TASK PROMPT:
Gather every line holding the string "this".

Entries with chart source code
>>

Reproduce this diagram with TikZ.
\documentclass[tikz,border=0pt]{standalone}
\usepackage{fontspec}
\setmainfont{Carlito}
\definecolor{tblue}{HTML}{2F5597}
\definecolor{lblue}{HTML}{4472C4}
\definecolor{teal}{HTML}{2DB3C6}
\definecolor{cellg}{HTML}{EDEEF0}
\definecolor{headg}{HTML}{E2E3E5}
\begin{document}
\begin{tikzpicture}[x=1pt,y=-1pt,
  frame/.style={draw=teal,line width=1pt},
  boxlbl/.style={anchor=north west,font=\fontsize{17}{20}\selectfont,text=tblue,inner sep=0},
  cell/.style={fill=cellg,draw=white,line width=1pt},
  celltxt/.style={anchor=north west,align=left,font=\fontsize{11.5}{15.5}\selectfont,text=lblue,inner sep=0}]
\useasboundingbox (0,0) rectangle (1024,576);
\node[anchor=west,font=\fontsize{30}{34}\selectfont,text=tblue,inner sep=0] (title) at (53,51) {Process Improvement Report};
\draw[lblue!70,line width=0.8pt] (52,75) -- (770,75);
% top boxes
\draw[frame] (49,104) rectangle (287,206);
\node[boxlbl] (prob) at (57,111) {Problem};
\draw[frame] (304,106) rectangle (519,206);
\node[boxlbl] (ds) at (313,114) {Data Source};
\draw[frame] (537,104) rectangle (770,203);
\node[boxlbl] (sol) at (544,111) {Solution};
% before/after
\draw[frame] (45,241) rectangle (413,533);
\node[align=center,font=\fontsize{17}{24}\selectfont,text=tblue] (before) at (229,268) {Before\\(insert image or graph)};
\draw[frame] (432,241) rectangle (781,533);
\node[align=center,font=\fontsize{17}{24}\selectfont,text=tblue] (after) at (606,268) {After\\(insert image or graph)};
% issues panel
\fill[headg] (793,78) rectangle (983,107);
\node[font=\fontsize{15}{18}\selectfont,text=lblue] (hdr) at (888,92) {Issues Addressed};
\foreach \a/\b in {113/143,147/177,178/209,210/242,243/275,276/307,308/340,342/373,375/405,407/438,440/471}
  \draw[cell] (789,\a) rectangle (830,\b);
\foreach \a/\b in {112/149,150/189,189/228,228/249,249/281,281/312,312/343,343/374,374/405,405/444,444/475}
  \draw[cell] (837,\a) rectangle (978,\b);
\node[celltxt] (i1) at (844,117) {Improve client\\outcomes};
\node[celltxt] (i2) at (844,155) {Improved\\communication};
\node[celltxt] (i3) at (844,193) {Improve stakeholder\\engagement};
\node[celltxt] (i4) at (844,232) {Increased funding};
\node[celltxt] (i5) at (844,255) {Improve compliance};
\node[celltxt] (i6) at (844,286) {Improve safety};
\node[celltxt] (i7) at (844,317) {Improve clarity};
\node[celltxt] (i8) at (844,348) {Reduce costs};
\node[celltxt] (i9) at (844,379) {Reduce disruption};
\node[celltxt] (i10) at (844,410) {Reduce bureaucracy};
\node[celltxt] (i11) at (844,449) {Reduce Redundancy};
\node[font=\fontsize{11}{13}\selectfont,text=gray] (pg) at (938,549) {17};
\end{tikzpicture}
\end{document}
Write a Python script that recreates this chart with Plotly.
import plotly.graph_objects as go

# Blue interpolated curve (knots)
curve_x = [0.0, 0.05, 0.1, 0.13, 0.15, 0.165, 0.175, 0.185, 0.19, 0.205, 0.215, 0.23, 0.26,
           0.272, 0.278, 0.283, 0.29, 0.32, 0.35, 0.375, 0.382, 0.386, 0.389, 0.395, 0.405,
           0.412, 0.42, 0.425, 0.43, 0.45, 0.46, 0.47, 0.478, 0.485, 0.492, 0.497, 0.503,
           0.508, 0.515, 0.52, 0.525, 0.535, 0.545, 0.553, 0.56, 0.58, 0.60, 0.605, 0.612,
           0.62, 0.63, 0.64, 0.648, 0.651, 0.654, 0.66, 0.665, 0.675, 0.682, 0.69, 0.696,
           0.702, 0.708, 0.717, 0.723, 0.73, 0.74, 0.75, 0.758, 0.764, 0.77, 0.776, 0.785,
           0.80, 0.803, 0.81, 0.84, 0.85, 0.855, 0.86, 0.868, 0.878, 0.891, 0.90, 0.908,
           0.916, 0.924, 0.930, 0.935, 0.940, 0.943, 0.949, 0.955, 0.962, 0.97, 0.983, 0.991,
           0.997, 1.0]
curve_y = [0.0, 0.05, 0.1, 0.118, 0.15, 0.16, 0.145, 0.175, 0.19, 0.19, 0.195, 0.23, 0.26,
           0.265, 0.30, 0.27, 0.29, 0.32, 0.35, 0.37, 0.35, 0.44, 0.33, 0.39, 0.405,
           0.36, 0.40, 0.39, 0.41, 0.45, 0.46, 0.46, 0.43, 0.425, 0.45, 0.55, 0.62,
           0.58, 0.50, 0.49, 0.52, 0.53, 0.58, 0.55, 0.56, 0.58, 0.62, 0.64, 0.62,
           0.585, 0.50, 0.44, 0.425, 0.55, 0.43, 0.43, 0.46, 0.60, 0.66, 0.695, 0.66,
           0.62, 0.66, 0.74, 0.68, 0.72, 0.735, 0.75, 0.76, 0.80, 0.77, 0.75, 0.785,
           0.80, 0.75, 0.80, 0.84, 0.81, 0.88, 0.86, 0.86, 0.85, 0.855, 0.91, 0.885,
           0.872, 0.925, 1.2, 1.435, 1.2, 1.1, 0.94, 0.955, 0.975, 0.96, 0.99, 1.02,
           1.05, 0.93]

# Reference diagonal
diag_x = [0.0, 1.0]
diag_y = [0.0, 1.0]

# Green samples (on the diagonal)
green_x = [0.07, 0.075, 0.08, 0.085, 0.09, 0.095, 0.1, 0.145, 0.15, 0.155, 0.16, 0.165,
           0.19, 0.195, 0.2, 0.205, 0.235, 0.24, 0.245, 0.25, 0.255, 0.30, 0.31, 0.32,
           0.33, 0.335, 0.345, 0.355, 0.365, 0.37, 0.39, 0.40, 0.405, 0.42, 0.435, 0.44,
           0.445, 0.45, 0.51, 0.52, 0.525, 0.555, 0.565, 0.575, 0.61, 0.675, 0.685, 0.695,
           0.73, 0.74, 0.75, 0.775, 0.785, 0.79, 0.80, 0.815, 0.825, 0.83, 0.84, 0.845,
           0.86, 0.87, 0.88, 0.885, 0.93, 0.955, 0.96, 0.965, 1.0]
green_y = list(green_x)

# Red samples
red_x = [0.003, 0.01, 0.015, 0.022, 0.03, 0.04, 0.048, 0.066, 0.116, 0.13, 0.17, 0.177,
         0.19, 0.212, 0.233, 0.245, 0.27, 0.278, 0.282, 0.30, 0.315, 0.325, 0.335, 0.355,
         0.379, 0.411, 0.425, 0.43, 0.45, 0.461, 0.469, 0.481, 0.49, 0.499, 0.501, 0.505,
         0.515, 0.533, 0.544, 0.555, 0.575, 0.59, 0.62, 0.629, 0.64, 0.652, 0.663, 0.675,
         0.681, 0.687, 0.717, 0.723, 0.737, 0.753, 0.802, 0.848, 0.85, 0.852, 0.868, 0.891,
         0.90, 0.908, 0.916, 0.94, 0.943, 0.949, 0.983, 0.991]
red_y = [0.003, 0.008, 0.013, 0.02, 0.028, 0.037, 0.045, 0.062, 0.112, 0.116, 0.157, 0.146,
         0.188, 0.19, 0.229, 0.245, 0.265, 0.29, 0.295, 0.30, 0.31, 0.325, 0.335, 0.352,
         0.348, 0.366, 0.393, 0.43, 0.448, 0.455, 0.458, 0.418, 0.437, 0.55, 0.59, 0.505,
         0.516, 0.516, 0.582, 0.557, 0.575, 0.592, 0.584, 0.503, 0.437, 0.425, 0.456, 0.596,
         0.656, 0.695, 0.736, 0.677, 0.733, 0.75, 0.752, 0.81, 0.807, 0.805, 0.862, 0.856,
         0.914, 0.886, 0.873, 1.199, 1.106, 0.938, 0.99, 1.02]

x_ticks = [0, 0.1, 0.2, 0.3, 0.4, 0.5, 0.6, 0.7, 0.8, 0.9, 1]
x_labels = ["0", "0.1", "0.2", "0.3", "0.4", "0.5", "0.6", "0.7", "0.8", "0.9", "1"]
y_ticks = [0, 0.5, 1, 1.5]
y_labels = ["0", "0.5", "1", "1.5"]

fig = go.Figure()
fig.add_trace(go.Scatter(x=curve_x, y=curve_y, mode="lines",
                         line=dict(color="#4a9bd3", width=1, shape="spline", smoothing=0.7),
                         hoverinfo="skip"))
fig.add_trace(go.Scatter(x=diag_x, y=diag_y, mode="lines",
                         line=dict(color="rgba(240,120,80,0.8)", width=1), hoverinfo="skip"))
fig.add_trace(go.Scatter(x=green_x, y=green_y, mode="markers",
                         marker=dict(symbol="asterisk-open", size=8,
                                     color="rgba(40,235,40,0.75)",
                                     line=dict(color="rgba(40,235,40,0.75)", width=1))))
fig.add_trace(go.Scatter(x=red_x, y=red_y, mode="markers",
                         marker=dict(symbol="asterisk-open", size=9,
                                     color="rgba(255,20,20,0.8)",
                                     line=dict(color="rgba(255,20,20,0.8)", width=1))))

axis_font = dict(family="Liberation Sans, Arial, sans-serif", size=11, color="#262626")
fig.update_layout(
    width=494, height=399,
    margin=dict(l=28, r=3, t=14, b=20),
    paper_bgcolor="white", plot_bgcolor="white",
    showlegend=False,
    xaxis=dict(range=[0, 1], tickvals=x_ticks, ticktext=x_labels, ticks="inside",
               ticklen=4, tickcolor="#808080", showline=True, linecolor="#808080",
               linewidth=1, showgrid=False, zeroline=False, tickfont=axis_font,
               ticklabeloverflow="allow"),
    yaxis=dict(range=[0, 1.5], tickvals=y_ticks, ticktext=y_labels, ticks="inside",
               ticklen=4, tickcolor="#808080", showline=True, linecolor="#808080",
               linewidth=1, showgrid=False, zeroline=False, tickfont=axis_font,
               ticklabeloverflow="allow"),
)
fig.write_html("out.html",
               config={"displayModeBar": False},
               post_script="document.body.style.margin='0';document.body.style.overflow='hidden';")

<<

FULL OUTPUT:
Reproduce this diagram with TikZ.
Write a Python script that recreates this chart with Plotly.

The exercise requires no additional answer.